**To be done**
Return the data exactly, with all pictures removed.

**Input for this task**
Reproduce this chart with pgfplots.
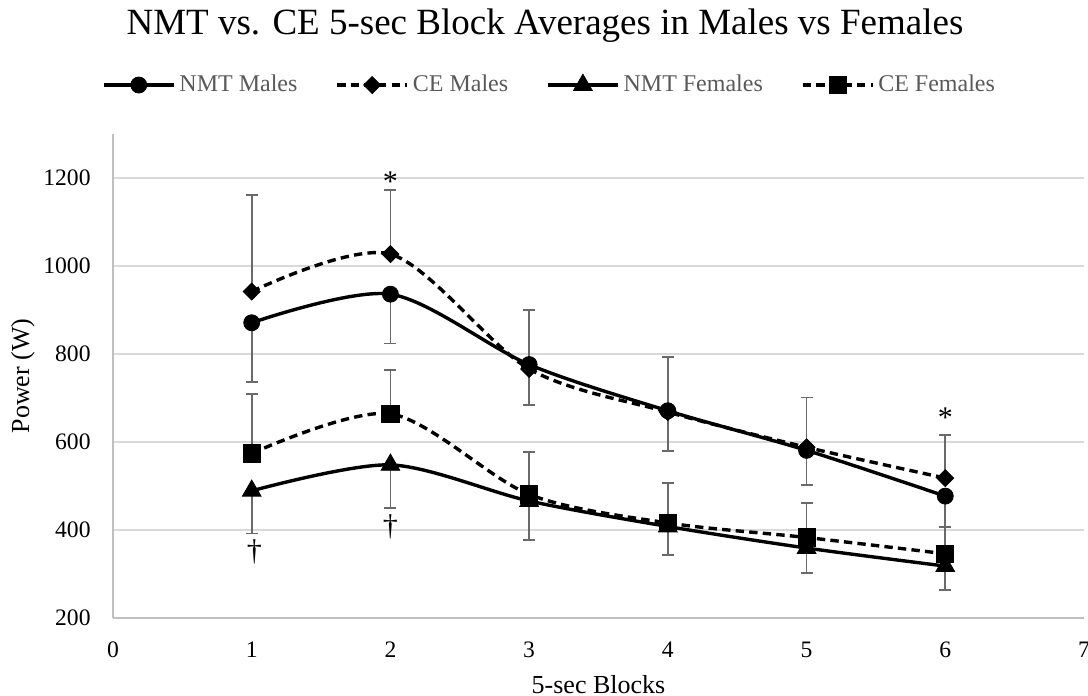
\documentclass[border=0pt]{standalone}
\usepackage{pgfplots}
\usepackage{pgfplotstable}
\pgfplotsset{compat=1.18}
\usepackage{fontspec}
\setmainfont{Liberation Serif}
\definecolor{axisgray}{HTML}{BFBFBF}
\definecolor{gridgray}{HTML}{D9D9D9}
\definecolor{errgray}{HTML}{6A6A6A}
\definecolor{legtext}{HTML}{595959}

\pgfplotstableread{
x y e
1 871 134
2 936 112
3 776 92
4 671 92
5 581 78
6 477 70
}\nmtm
\pgfplotstableread{
x y e
1 942 220
2 1027 146
3 766 134
4 668 125
5 588 113
6 518 98
}\cem
\pgfplotstableread{
x y e
1 489 97
2 548 98
3 466 89
4 408 65
5 359 56
6 318 54
}\nmtf
\pgfplotstableread{
x y e
1 574 135
2 664 99
3 481 97
4 416 91
5 383 78
6 346 62
}\cef

\pgfplotsset{
  errstyle/.style={
    error bars/.cd, y explicit,
    error mark=|,
    error bar style={solid, line width=0.9pt, draw=errgray},
    error mark options={solid, mark size=3pt, line width=0.9pt, draw=errgray}},
}

\begin{document}
\begin{tikzpicture}
\begin{axis}[
  at={(56.5pt,-309pt)}, anchor=south west,
  scale only axis, width=485.5pt, height=242pt,
  xmin=0, xmax=7, ymin=200, ymax=1300,
  xtick={0,1,2,3,4,5,6,7},
  ytick={200,400,600,800,1000,1200},
  axis x line*=bottom, axis y line*=left,
  axis line style={draw=axisgray, line width=0.8pt, -},
  ymajorgrids, grid style={draw=gridgray, line width=0.8pt},
  major tick length=0pt,
  /pgf/number format/assume math mode=true,
  /pgf/number format/1000 sep={},
  tick label style={font=\fontsize{11.8}{13}\selectfont, text=black},
  xticklabel style={anchor=base, inner sep=0pt, yshift=-19.5pt},
  yticklabel style={anchor=east, inner sep=0pt, xshift=-11pt},
  xlabel={5-sec Blocks},
  ylabel={Power (W)},
  label style={font=\fontsize{13}{15}\selectfont},
  xlabel style={at={(axis description cs:0.5,-0.155)}, anchor=base, inner sep=0pt},
  ylabel style={at={(axis description cs:-0.0927,0.5)}, anchor=center, inner sep=0pt},
  legend style={draw=none, fill=none, legend columns=4,
    at={(axis description cs:0.4506,1.1012)}, anchor=center,
    font=\fontsize{12}{14}\selectfont, text=legtext,
    /tikz/every even column/.append style={column sep=17pt}},
  legend cell align=left,
  legend image code/.code={\draw[mark repeat=2,mark phase=2,#1] plot coordinates {(0pt,0pt) (17.5pt,0pt) (35pt,0pt)};},
  clip=false,
]
\addplot[black, line width=1.7pt, smooth, mark=*, mark size=4pt,
  mark options={solid, fill=black, line width=0.4pt},
  errstyle, y dir=minus]
  table[x=x, y=y, y error=e] {\nmtm};
\addlegendentry{NMT Males}
\addplot[black, line width=1.7pt, smooth, dash pattern=on 4.2pt off 2.6pt,
  mark=square*, mark size=3pt,
  mark options={solid, fill=black, line width=0.4pt, rotate=45},
  errstyle, y dir=plus]
  table[x=x, y=y, y error=e] {\cem};
\addlegendentry{CE Males}
\addplot[black, line width=1.7pt, smooth, mark=triangle*, mark size=5.4pt,
  mark options={solid, fill=black, line width=0.4pt},
  errstyle, y dir=minus]
  table[x=x, y=y, y error=e] {\nmtf};
\addlegendentry{NMT Females}
\addplot[black, line width=1.7pt, smooth, dash pattern=on 4.2pt off 2.6pt,
  mark=square*, mark size=4.3pt,
  mark options={solid, fill=black, line width=0.4pt},
  errstyle, y dir=plus]
  table[x=x, y=y, y error=e] {\cef};
\addlegendentry{CE Females}
\node[anchor=base, inner sep=0pt, font=\fontsize{15}{17}\selectfont] at (axis cs:2,1170) {*};
\node[anchor=base, inner sep=0pt, font=\fontsize{15}{17}\selectfont] at (axis cs:6,634) {*};
\node[anchor=base, inner sep=0pt, font=\fontsize{15}{17}\selectfont] at (axis cs:1.02,331) {†};
\node[anchor=base, inner sep=0pt, font=\fontsize{15}{17}\selectfont] at (axis cs:2,388) {†};
\end{axis}
\node[anchor=base, inner sep=0pt, font=\fontsize{18.5}{21}\selectfont] at (272.5pt,-17.4pt) {NMT vs. CE 5-sec Block Averages in Males vs Females};
\pgfresetboundingbox
\useasboundingbox (0pt,0pt) rectangle (544pt,-348pt);
\end{tikzpicture}
\end{document}
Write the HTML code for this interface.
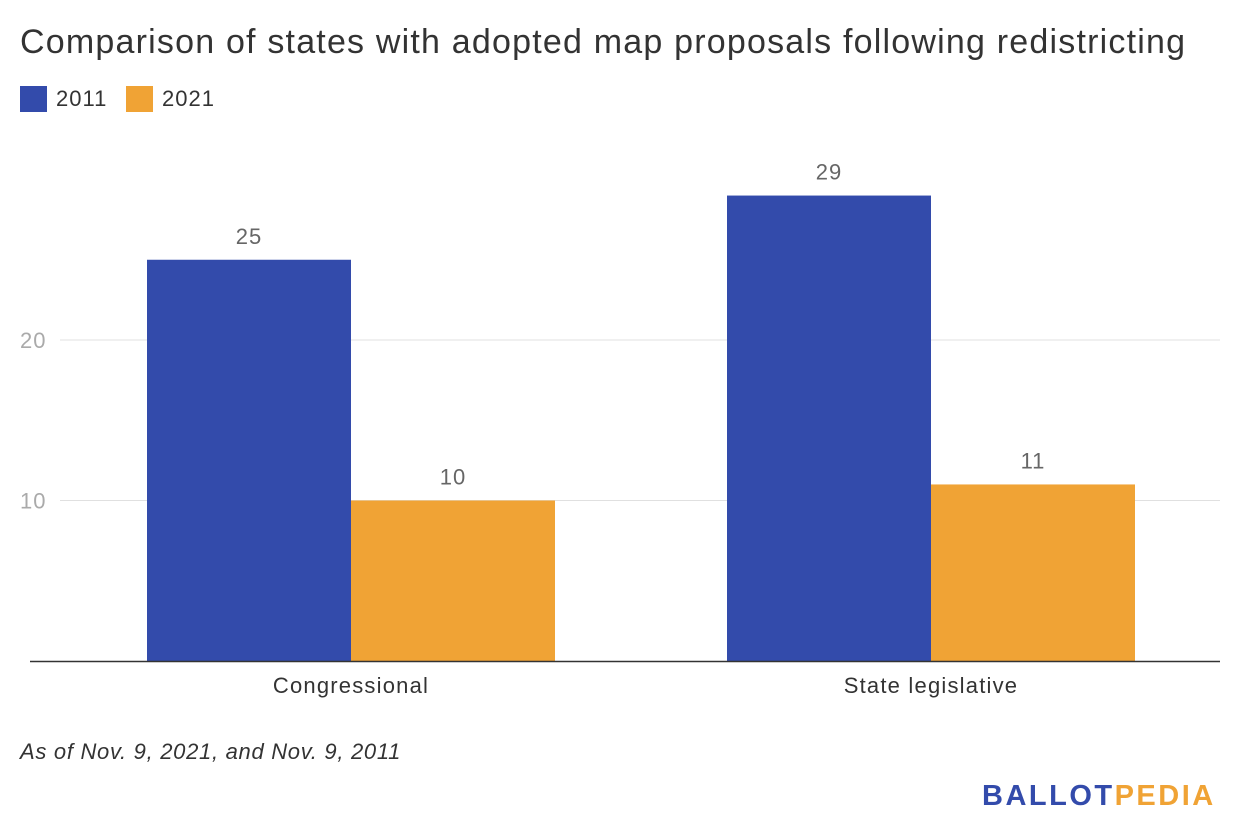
<!DOCTYPE html>
<html><head><meta charset="utf-8"><style>
body{margin:0;width:1240px;height:840px;background:#fff;font-family:"Liberation Sans",sans-serif;overflow:hidden;position:relative}
.t{position:absolute;white-space:nowrap}
</style></head><body>
<div class="t" style="left:20px;top:23px;font-size:34px;letter-spacing:1.2px;color:#333">Comparison of states with adopted map proposals following redistricting</div>
<div style="position:absolute;left:20px;top:86px;width:27px;height:26px;background:#334bab"></div>
<div class="t" style="left:56px;top:86px;font-size:22px;letter-spacing:1px;color:#333">2011</div>
<div style="position:absolute;left:126px;top:86px;width:27px;height:26px;background:#f0a335"></div>
<div class="t" style="left:162px;top:86px;font-size:22px;letter-spacing:1px;color:#333">2021</div>
<svg id="chart" width="1240" height="840" style="position:absolute;left:0;top:0"></svg>
<div class="t" style="left:20px;top:739px;font-size:22px;letter-spacing:0.7px;font-style:italic;color:#333">As of Nov. 9, 2021, and Nov. 9, 2011</div>
<div class="t" style="left:982px;top:780px;font-size:29px;font-weight:bold;letter-spacing:2.5px"><span style="color:#334bab">BALLOT</span><span style="color:#f0a335">PEDIA</span></div>
<script>
const categories=["Congressional","State legislative"];
const series2011=[25,29];
const series2021=[10,11];
const tickValues=[10,20];
const NS="http://www.w3.org/2000/svg";
const svg=document.getElementById('chart');
const y0=661,pxPer=16.05,xL=61,xR=1221;
const yS=v=>y0-v*pxPer;
const band=(xR-xL)/categories.length;
function mk(tag,attrs,text){const e=document.createElementNS(NS,tag);for(const k in attrs)e.setAttribute(k,attrs[k]);if(text!==undefined)e.textContent=text;svg.appendChild(e);return e;}
tickValues.forEach(v=>{
 const g=mk('line',{x1:60,x2:1220,y1:yS(v),y2:yS(v),stroke:'#e0e0e0','stroke-width':1});
 
 
 const t=mk('text',{x:20,y:yS(v)+8,'font-size':22,'letter-spacing':1,fill:'#aaa','font-family':'Liberation Sans'},v);
 
 
});
const bw=204;
categories.forEach((c,i)=>{
 const cx=xL+band*(i+0.5);
 [[series2011[i],'#334bab',cx-bw,'2011'],[series2021[i],'#f0a335',cx,'2021']].forEach(([v,col,x,s])=>{
  const r=mk('rect',{x:x,y:yS(v),width:bw,height:v*pxPer,fill:col});
  
  
  const l=mk('text',{x:x+bw/2,y:yS(v)-16,'font-size':22,'letter-spacing':1,fill:'#666','text-anchor':'middle','font-family':'Liberation Sans'},v);
  
  
 });
 const xl=mk('text',{x:cx,y:693,'font-size':22,'letter-spacing':1.2,fill:'#333','text-anchor':'middle','font-family':'Liberation Sans'},c);
 
 
});
const ax=mk('line',{x1:30,x2:1220,y1:y0+0.5,y2:y0+0.5,stroke:'#333','stroke-width':1.5});


</script>
</body></html>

**Correct response**
Reproduce this chart with pgfplots.
\documentclass[border=0pt]{standalone}
\usepackage{pgfplots}
\usepackage{pgfplotstable}
\pgfplotsset{compat=1.18}
\usepackage{fontspec}
\setmainfont{Liberation Serif}
\definecolor{axisgray}{HTML}{BFBFBF}
\definecolor{gridgray}{HTML}{D9D9D9}
\definecolor{errgray}{HTML}{6A6A6A}
\definecolor{legtext}{HTML}{595959}

\pgfplotstableread{
x y e
1 871 134
2 936 112
3 776 92
4 671 92
5 581 78
6 477 70
}\nmtm
\pgfplotstableread{
x y e
1 942 220
2 1027 146
3 766 134
4 668 125
5 588 113
6 518 98
}\cem
\pgfplotstableread{
x y e
1 489 97
2 548 98
3 466 89
4 408 65
5 359 56
6 318 54
}\nmtf
\pgfplotstableread{
x y e
1 574 135
2 664 99
3 481 97
4 416 91
5 383 78
6 346 62
}\cef

\pgfplotsset{
  errstyle/.style={
    error bars/.cd, y explicit,
    error mark=|,
    error bar style={solid, line width=0.9pt, draw=errgray},
    error mark options={solid, mark size=3pt, line width=0.9pt, draw=errgray}},
}

\begin{document}
\begin{tikzpicture}
\begin{axis}[
  at={(56.5pt,-309pt)}, anchor=south west,
  scale only axis, width=485.5pt, height=242pt,
  xmin=0, xmax=7, ymin=200, ymax=1300,
  xtick={0,1,2,3,4,5,6,7},
  ytick={200,400,600,800,1000,1200},
  axis x line*=bottom, axis y line*=left,
  axis line style={draw=axisgray, line width=0.8pt, -},
  ymajorgrids, grid style={draw=gridgray, line width=0.8pt},
  major tick length=0pt,
  /pgf/number format/assume math mode=true,
  /pgf/number format/1000 sep={},
  tick label style={font=\fontsize{11.8}{13}\selectfont, text=black},
  xticklabel style={anchor=base, inner sep=0pt, yshift=-19.5pt},
  yticklabel style={anchor=east, inner sep=0pt, xshift=-11pt},
  xlabel={5-sec Blocks},
  ylabel={Power (W)},
  label style={font=\fontsize{13}{15}\selectfont},
  xlabel style={at={(axis description cs:0.5,-0.155)}, anchor=base, inner sep=0pt},
  ylabel style={at={(axis description cs:-0.0927,0.5)}, anchor=center, inner sep=0pt},
  legend style={draw=none, fill=none, legend columns=4,
    at={(axis description cs:0.4506,1.1012)}, anchor=center,
    font=\fontsize{12}{14}\selectfont, text=legtext,
    /tikz/every even column/.append style={column sep=17pt}},
  legend cell align=left,
  legend image code/.code={\draw[mark repeat=2,mark phase=2,#1] plot coordinates {(0pt,0pt) (17.5pt,0pt) (35pt,0pt)};},
  clip=false,
]
\addplot[black, line width=1.7pt, smooth, mark=*, mark size=4pt,
  mark options={solid, fill=black, line width=0.4pt},
  errstyle, y dir=minus]
  table[x=x, y=y, y error=e] {\nmtm};
\addlegendentry{NMT Males}
\addplot[black, line width=1.7pt, smooth, dash pattern=on 4.2pt off 2.6pt,
  mark=square*, mark size=3pt,
  mark options={solid, fill=black, line width=0.4pt, rotate=45},
  errstyle, y dir=plus]
  table[x=x, y=y, y error=e] {\cem};
\addlegendentry{CE Males}
\addplot[black, line width=1.7pt, smooth, mark=triangle*, mark size=5.4pt,
  mark options={solid, fill=black, line width=0.4pt},
  errstyle, y dir=minus]
  table[x=x, y=y, y error=e] {\nmtf};
\addlegendentry{NMT Females}
\addplot[black, line width=1.7pt, smooth, dash pattern=on 4.2pt off 2.6pt,
  mark=square*, mark size=4.3pt,
  mark options={solid, fill=black, line width=0.4pt},
  errstyle, y dir=plus]
  table[x=x, y=y, y error=e] {\cef};
\addlegendentry{CE Females}
\node[anchor=base, inner sep=0pt, font=\fontsize{15}{17}\selectfont] at (axis cs:2,1170) {*};
\node[anchor=base, inner sep=0pt, font=\fontsize{15}{17}\selectfont] at (axis cs:6,634) {*};
\node[anchor=base, inner sep=0pt, font=\fontsize{15}{17}\selectfont] at (axis cs:1.02,331) {†};
\node[anchor=base, inner sep=0pt, font=\fontsize{15}{17}\selectfont] at (axis cs:2,388) {†};
\end{axis}
\node[anchor=base, inner sep=0pt, font=\fontsize{18.5}{21}\selectfont] at (272.5pt,-17.4pt) {NMT vs. CE 5-sec Block Averages in Males vs Females};
\pgfresetboundingbox
\useasboundingbox (0pt,0pt) rectangle (544pt,-348pt);
\end{tikzpicture}
\end{document}
Write the HTML code for this interface.
<!DOCTYPE html>
<html><head><meta charset="utf-8"><style>
body{margin:0;width:1240px;height:840px;background:#fff;font-family:"Liberation Sans",sans-serif;overflow:hidden;position:relative}
.t{position:absolute;white-space:nowrap}
</style></head><body>
<div class="t" style="left:20px;top:23px;font-size:34px;letter-spacing:1.2px;color:#333">Comparison of states with adopted map proposals following redistricting</div>
<div style="position:absolute;left:20px;top:86px;width:27px;height:26px;background:#334bab"></div>
<div class="t" style="left:56px;top:86px;font-size:22px;letter-spacing:1px;color:#333">2011</div>
<div style="position:absolute;left:126px;top:86px;width:27px;height:26px;background:#f0a335"></div>
<div class="t" style="left:162px;top:86px;font-size:22px;letter-spacing:1px;color:#333">2021</div>
<svg id="chart" width="1240" height="840" style="position:absolute;left:0;top:0"></svg>
<div class="t" style="left:20px;top:739px;font-size:22px;letter-spacing:0.7px;font-style:italic;color:#333">As of Nov. 9, 2021, and Nov. 9, 2011</div>
<div class="t" style="left:982px;top:780px;font-size:29px;font-weight:bold;letter-spacing:2.5px"><span style="color:#334bab">BALLOT</span><span style="color:#f0a335">PEDIA</span></div>
<script>
const categories=["Congressional","State legislative"];
const series2011=[25,29];
const series2021=[10,11];
const tickValues=[10,20];
const NS="http://www.w3.org/2000/svg";
const svg=document.getElementById('chart');
const y0=661,pxPer=16.05,xL=61,xR=1221;
const yS=v=>y0-v*pxPer;
const band=(xR-xL)/categories.length;
function mk(tag,attrs,text){const e=document.createElementNS(NS,tag);for(const k in attrs)e.setAttribute(k,attrs[k]);if(text!==undefined)e.textContent=text;svg.appendChild(e);return e;}
tickValues.forEach(v=>{
 const g=mk('line',{x1:60,x2:1220,y1:yS(v),y2:yS(v),stroke:'#e0e0e0','stroke-width':1});
 
 
 const t=mk('text',{x:20,y:yS(v)+8,'font-size':22,'letter-spacing':1,fill:'#aaa','font-family':'Liberation Sans'},v);
 
 
});
const bw=204;
categories.forEach((c,i)=>{
 const cx=xL+band*(i+0.5);
 [[series2011[i],'#334bab',cx-bw,'2011'],[series2021[i],'#f0a335',cx,'2021']].forEach(([v,col,x,s])=>{
  const r=mk('rect',{x:x,y:yS(v),width:bw,height:v*pxPer,fill:col});
  
  
  const l=mk('text',{x:x+bw/2,y:yS(v)-16,'font-size':22,'letter-spacing':1,fill:'#666','text-anchor':'middle','font-family':'Liberation Sans'},v);
  
  
 });
 const xl=mk('text',{x:cx,y:693,'font-size':22,'letter-spacing':1.2,fill:'#333','text-anchor':'middle','font-family':'Liberation Sans'},c);
 
 
});
const ax=mk('line',{x1:30,x2:1220,y1:y0+0.5,y2:y0+0.5,stroke:'#333','stroke-width':1.5});


</script>
</body></html>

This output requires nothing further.